This blog by Diane Peters has been re-posted from creativecommons.org under CC-BY 4.0:
Recently, the U.S. Court of Appeals for the 2nd Circuit ruled that a commercial copyshop may reproduce educational materials at the request of a school district that is using them under a CC BY-NC-SA license. The decision aligns squarely with the arguments made by Creative Commons in an amicus brief submitted to the court. Although the court denied our request to admit the amicus brief, the brief remains publicly on file with the Second Circuit.
The case involved open educational resources (OER) used by schools for non commercial purposes. The school districts asked FedEx Office to reproduce the materials for use in their classrooms. The OER in question were created by Great Minds using public funds and licensed by Great Minds under CC BY-NC-SA 4.0. Great Minds claimed that the school districts were not allowed to engage FedEx Office to reproduce the materials, and that because FedEx Office made profit while producing the requested copies, they were violating the license. Importantly, Great Minds never alleged that the school districts’ use of the reproduced materials violated the NonCommercial restriction of the license. The central question in the case was whether a licensee – a school district – that is properly using the work for non commercial purposes may outsource the reproduction of the works to another who makes a profit doing so.
In granting FedEx Office’s motion to dismiss, the lower court ruled that under U.S. law, a licensee (here a school district) is permitted to use a third party to exercise rights it has under a CC license, just as with other licenses. It relied on U.S. case law that allows a licensee to use third parties where the license does not expressly prohibit it. The district court noted that the CC license specifically allows licensees to share the licensed content “by any means or process . . . such as reproduction . . . .” thereby giving “licensees broad latitude in exercising their licensed right to reproduce the [M]aterials for non-commercial use.”
“In sum, the unambiguous terms of License permit FedEx to copy the Materials on behalf of a school district exercising rights under the License and charge that district for that copying at a rate more than FedEx’s cost, in the absence of any claim that the school district is using the Materials for other than a ‘non-Commercial purpose.’ The motion to dismiss is granted.”
Great Minds appealed the decision to the U.S. Court of Appeals for the Second Circuit. Creative Commons filed a request to submit an amicus brief to provide guidance to the court on the proper interpretation of the BY-NC-SA 4.0 license. Our request was denied.
Last week, the Second Circuit agreed with the decision of the district court and found Great Minds’ argument that FedEx required a separate license in order to reproduce the works at the school districts’ request “unpersuasive.”
“Under Great Minds’ reading of the [CC] License, each teacher and administrator who handles the Material is a “downstream recipient” who acts as an independent licensee, even if their use of the Materials is compelled by the terms of their employment. If a license were intended to achieve such a radical result, we would expect a clear statement in the license to that effect….[it] contains no such statement.”
Further, the court agreed with the lower court that the “unambiguous import” of the provision allowing a licensor to collect royalties for all commercial uses does not apply because FedEx Office’s services did not exceed the scope of the license granted to the school districts.
We stand behind the legal rationale of both courts.

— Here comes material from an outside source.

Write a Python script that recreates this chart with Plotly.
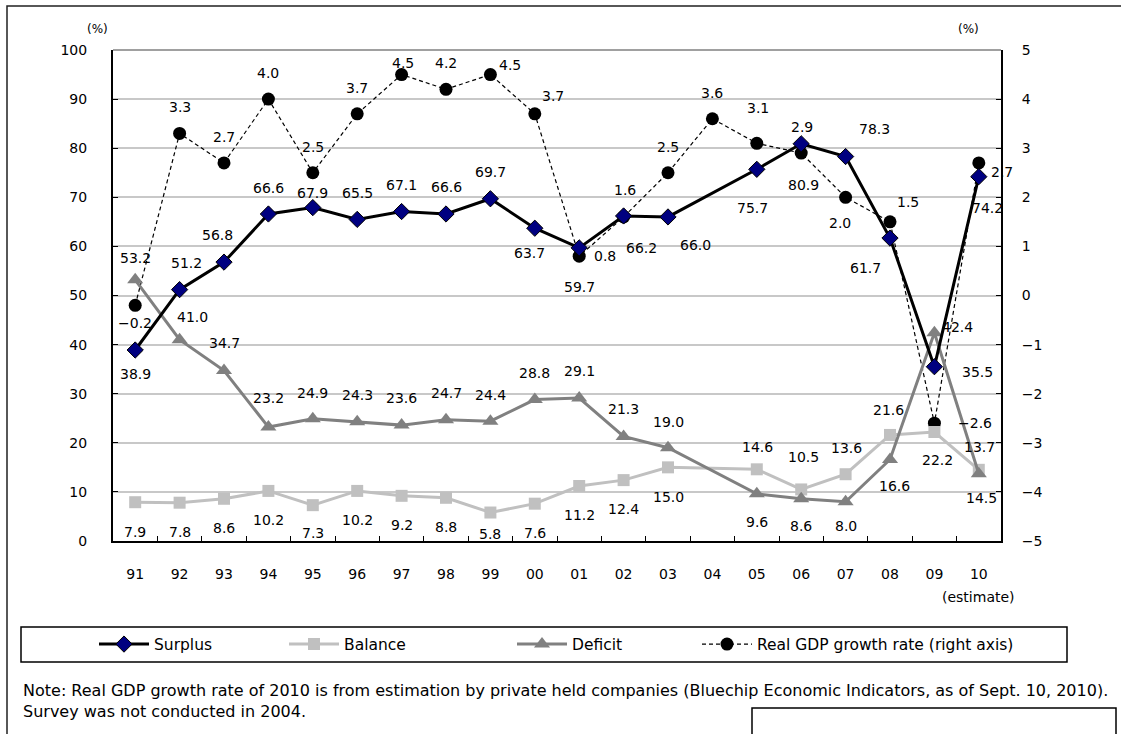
import plotly.graph_objects as go

years = ["91", "92", "93", "94", "95", "96", "97", "98", "99", "00",
         "01", "02", "03", "04", "05", "06", "07", "08", "09", "10"]

surplus = [38.9, 51.2, 56.8, 66.6, 67.9, 65.5, 67.1, 66.6, 69.7, 63.7,
           59.7, 66.2, 66.0, None, 75.7, 80.9, 78.3, 61.7, 35.5, 74.2]
balance = [7.9, 7.8, 8.6, 10.2, 7.3, 10.2, 9.2, 8.8, 5.8, 7.6,
           11.2, 12.4, 15.0, None, 14.6, 10.5, 13.6, 21.6, 22.2, 14.5]
deficit = [53.2, 41.0, 34.7, 23.2, 24.9, 24.3, 23.6, 24.7, 24.4, 28.8,
           29.1, 21.3, 19.0, None, 9.6, 8.6, 8.0, 16.6, 42.4, 13.7]
gdp = [-0.2, 3.3, 2.7, 4.0, 2.5, 3.7, 4.5, 4.2, 4.5, 3.7,
       0.8, 1.6, 2.5, 3.6, 3.1, 2.9, 2.0, 1.5, -2.6, 2.7]

# label offsets in pixels (dx right, dy down) - styling only
surplus_off = [(0, 24), (7, -27), (-7, -27), (0, -26), (0, -15), (0, -26), (0, -27), (0, -27), (0, -27), (-5, 25),
               (0, 39), (18, 32), (27, 28), None, (-4, 39), (2, 41), (29, -28), (-25, 30), (43, 5), (9, 31)]
balance_off = [(0, 30), (0, 29), (0, 29), (0, 29), (0, 28), (0, 29), (0, 29), (0, 29), (0, 21), (0, 29),
               (0, 29), (0, 29), (0, 30), None, (1, -22), (2, -32), (1, -26), (-2, -25), (3, 28), (3, 28)]
deficit_off = [(0, -22), (13, -23), (0, -28), (0, -29), (0, -26), (0, -27), (0, -27), (0, -27), (0, -26), (0, -27),
               (0, -27), (0, -27), (0, -26), None, (0, 28), (0, 27), (0, 24), (4, 27), (23, -6), (1, -27)]
gdp_off = [(0, 18), (0, -26), (0, -26), (0, -26), (0, -26), (0, -26), (1, -12), (0, -26), (20, -10), (18, -18),
           (26, 0), (1, -27), (0, -26), (0, -26), (1, -35), (1, -26), (-6, 26), (18, -20), (41, 0), (23, 9)]

FONT = "DejaVu Sans"

# plot area: x 113..1001, y 50..541
def px(xp):
    return (xp - 113) / 888.0

def py(yp):
    return (541 - yp) / 491.0

fig = go.Figure()

fig.add_trace(go.Scatter(
    x=years, y=gdp, name="Real GDP growth rate (right axis)", yaxis="y", legend="legend4",
    mode="lines+markers",
    line=dict(color="black", width=1.2, dash="4px,3px"),
    marker=dict(symbol="circle", size=13, color="black"),
))
fig.add_trace(go.Scatter(
    x=years, y=balance, name="Balance", yaxis="y2", connectgaps=True, legend="legend2",
    mode="lines+markers",
    line=dict(color="#c0c0c0", width=3),
    marker=dict(symbol="square", size=12, color="#c0c0c0"),
))
fig.add_trace(go.Scatter(
    x=years, y=deficit, name="Deficit", yaxis="y2", connectgaps=True, legend="legend3",
    mode="lines+markers",
    line=dict(color="#808080", width=3),
    marker=dict(symbol="triangle-up", size=14, color="#808080"),
))
fig.add_trace(go.Scatter(
    x=years, y=surplus, name="Surplus", yaxis="y2", connectgaps=True, legend="legend",
    mode="lines+markers",
    line=dict(color="black", width=3),
    marker=dict(symbol="diamond", size=12.5, color="#000080",
                line=dict(color="black", width=1)),
))

def fmt(v):
    return f"{v:.1f}".replace("-", "\u2212")

annotations = []
for vals, offs, yref in ((surplus, surplus_off, "y2"), (balance, balance_off, "y2"),
                         (deficit, deficit_off, "y2"), (gdp, gdp_off, "y")):
    for i, (v, o) in enumerate(zip(vals, offs)):
        if v is None:
            continue
        annotations.append(dict(
            x=i, y=v, xref="x", yref=yref, text=fmt(v), showarrow=False,
            xshift=o[0], yshift=-o[1], xanchor="center", yanchor="middle",
            font=dict(family=FONT, size=14, color="black"),
        ))

annotations += [
    dict(x=px(97), y=py(29), xref="paper", yref="paper", text="(%)", showarrow=False,
         xanchor="center", yanchor="middle", font=dict(family=FONT, size=12, color="black")),
    dict(x=px(968), y=py(29), xref="paper", yref="paper", text="(%)", showarrow=False,
         xanchor="center", yanchor="middle", font=dict(family=FONT, size=12, color="black")),
    dict(x=len(years) - 1, y=py(597), xref="x", yref="paper", text="(estimate)", showarrow=False,
         xanchor="center", yanchor="middle", font=dict(family=FONT, size=14, color="black")),
    dict(x=px(21), y=py(690), xref="paper", yref="paper",
         text="Note: Real GDP growth rate of 2010 is from estimation by private held companies (Bluechip Economic Indicators, as of Sept. 10, 2010).",
         showarrow=False, xanchor="left", yanchor="middle", font=dict(family=FONT, size=16, color="black")),
    dict(x=px(21), y=py(711), xref="paper", yref="paper",
         text="Survey was not conducted in 2004.",
         showarrow=False, xanchor="left", yanchor="middle", font=dict(family=FONT, size=16, color="black")),
]

shapes = [
    # outer frame
    dict(type="rect", xref="paper", yref="paper", x0=px(7), x1=px(1130), y0=py(6), y1=py(745),
         line=dict(color="#202020", width=1.5)),
    # legend frame
    dict(type="rect", xref="paper", yref="paper", x0=px(21), x1=px(1067), y0=py(627), y1=py(662),
         line=dict(color="black", width=1.5)),
    # bottom-right box
    dict(type="rect", xref="paper", yref="paper", x0=px(752), x1=px(1116), y0=py(708), y1=py(745),
         line=dict(color="black", width=1.5)),
    # top edge of plot area
    dict(type="line", xref="paper", yref="paper", x0=0, x1=1, y0=1, y1=1,
         line=dict(color="#808080", width=1.5)),
]

def leg(xpix):
    return dict(orientation="h", x=px(xpix), y=py(644.5), xanchor="left", yanchor="middle",
                itemwidth=50, font=dict(family=FONT, size=15.5, color="black"),
                bgcolor="rgba(0,0,0,0)", borderwidth=0)

fig.update_layout(
    width=1121, height=734,
    margin=dict(l=113, r=120, t=50, b=193, pad=0),
    paper_bgcolor="white", plot_bgcolor="white",
    font=dict(family=FONT, size=14, color="black"),
    showlegend=True,
    legend=leg(94),
    legend2=leg(284),
    legend3=leg(512),
    legend4=leg(697),
    xaxis=dict(type="category", categoryorder="array", categoryarray=years,
               range=[-0.5, len(years) - 0.5],
               showline=True, linecolor="black", linewidth=2,
               ticks="inside", tickson="boundaries", ticklen=5, tickcolor="black", tickwidth=1,
               showgrid=False, ticklabelstandoff=19, tickfont=dict(size=14)),
    yaxis=dict(side="right", range=[-5, 5], dtick=1, tick0=-5,
               showline=True, linecolor="black", linewidth=2,
               ticks="inside", ticklen=5, tickcolor="black",
               showgrid=True, gridcolor="#c8c8c8", gridwidth=1.5, zeroline=False,
               ticklabelstandoff=16, tickfont=dict(size=14)),
    yaxis2=dict(side="left", overlaying="y", range=[0, 100], dtick=10, tick0=0,
                showline=True, linecolor="black", linewidth=2,
                ticks="inside", ticklen=5, tickcolor="black",
                showgrid=False, zeroline=False,
                ticklabelstandoff=21, tickfont=dict(size=14)),
    annotations=annotations,
    shapes=shapes,
)

fig.write_html("out.html", config={"displayModeBar": False},
               post_script="document.body.style.margin='0';")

The decisions are consistent with the intention of the licenses as we wrote them and how they are used day-to-day by millions of creators and re-users. Based on the facts and circumstances as presented by Great Minds, CC sees no difference between an employee of a school district hitting PRINT at a FedEx Office store, and that of a FedEx Office employee doing so when hired by the school district to do so on their behalf and at their direction.
Why File a ‘Friend of the Court’ Brief?
One of our most critical roles as a responsible public license steward is weighing in on cases when necessary and actively providing guidance and education about our licenses. Fortunately, in the 16 years since our licenses were first published, the number of lawsuits turning on the interpretation of a CC license has been extremely low, especially considering that more than 1.3 billion CC-licensed works are available on the internet and have been reused by many more. CC licenses have fared incredibly well in court, and disputes are rare when compared to the number of lawsuits between parties to privately negotiated, custom licenses.
As we consider weighing in on disputes with commentary or the filing of an amicus brief, we cannot emphasize enough that CC is always acting as an advocate for the licenses and their proper interpretation, never in favor or against a particular litigant. Our goal when we do speak out is to educate the courts and the public about how our licenses work, and to ensure as much as possible that legal decisions interpret the licenses correctly. Sometimes facts play a role in the decision, but fact-finding is not CC’s role. Our interest is making sure that whatever the facts find, the licenses are interpreted correctly in relation to them.
We will continue to track this and other litigation and disputes, including a similar case pending before the U.S. Court of Appeals for the Ninth Circuit brought by Great Minds against Office Depot that remains pending. As steward, we will constantly monitor these important developments with an eye toward usability of our licenses and the proper alignment of creator and re-user expectations.